Il primo sono i dettagli di cui qualsiasi storia d’amore deve essere intrisa (il torneo di misto doppio di tennis, il soprannome “Casey”, gli anomali tic linguistici di lei: “comiski?”), perché qualsiasi amore nella vita come nella narrativa ha il suo corredo di piccole unicità, è particolare, mai sovrapponibile a quello accanto. È questo a catturarci, più di qualsiasi colpo di scena: la storia raccontata ci appartiene perché ha tutti i tagli sartoriali che ci consentono di infilarcela addosso come una nuova pelle.
Il secondo epicentro è la lingua, quel miscuglio di narrazione e ragionamento sentimentale-esistenziale, tipico dell’ultimo Barnes, che forse trova l’esempio più avanguardistico in Livelli di vita (alcuni lettori più inflessibili lo troverebbero palloso per la quasi totale assenza di fatti) e che qui invece raggiunge un amalgama mite, senza niente togliere al piacere della lettura, ma aggiungendo un paio di gradi di profondità alla vita interiore del protagonista («Che cosa preferireste, amare di più e soffrire di più; o amare di meno e soffrire di meno?»). E questo è essenziale: è la lezione che, in termini diversi, discende da Salinger, dalla lingua messa in bocca a Holden Caulfield – un marchingegno che ci dà l’illusione di movimento, mentre in realtà siamo rimasti impantanati tutto il tempo in una formazione mancata, in un non-passaggio all’età adulta (o, nel caso di Barnes, in un amore qualsiasi).
Il terzo epicentro è proprio il coraggio del luogo comune. Di più, il coraggio di andare fino in fondo al luogo comune: il romanzo racconta questo rapporto sentimentale che nasce, ce lo espone nel corso del suo lento appassimento, ne mostra la parabola discendente, contraddicendo l’equazione che vorrebbe un amore adultero come un amore impetuoso: qui l’entusiasmo dell’adulterio si ribalta, diventa amore tiepido e quotidiano, fino a dirigersi altrove, nel finale – all’ipotesi che qualunque storia, per quanto unica, può conoscere, più o meno dolorosamente, la necessità di una fine.

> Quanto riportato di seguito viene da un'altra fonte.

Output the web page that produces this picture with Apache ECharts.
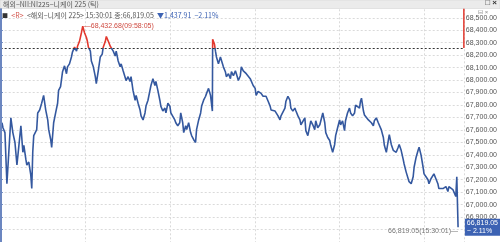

È un’operazione, quest’ultima, che solo i grandi possono realizzare. Gli scrittori medi evitano i cliché; i cattivi scrittori ci cadono dentro; i grandi scrittori li ribaltano. E Julian Barnes è uno dei più grandi scrittori del nostro tempo: a lui è concesso immergersi anche nei punti morti, perché sa tenersi a galla con eleganza e uscire con le mani grondanti di vita.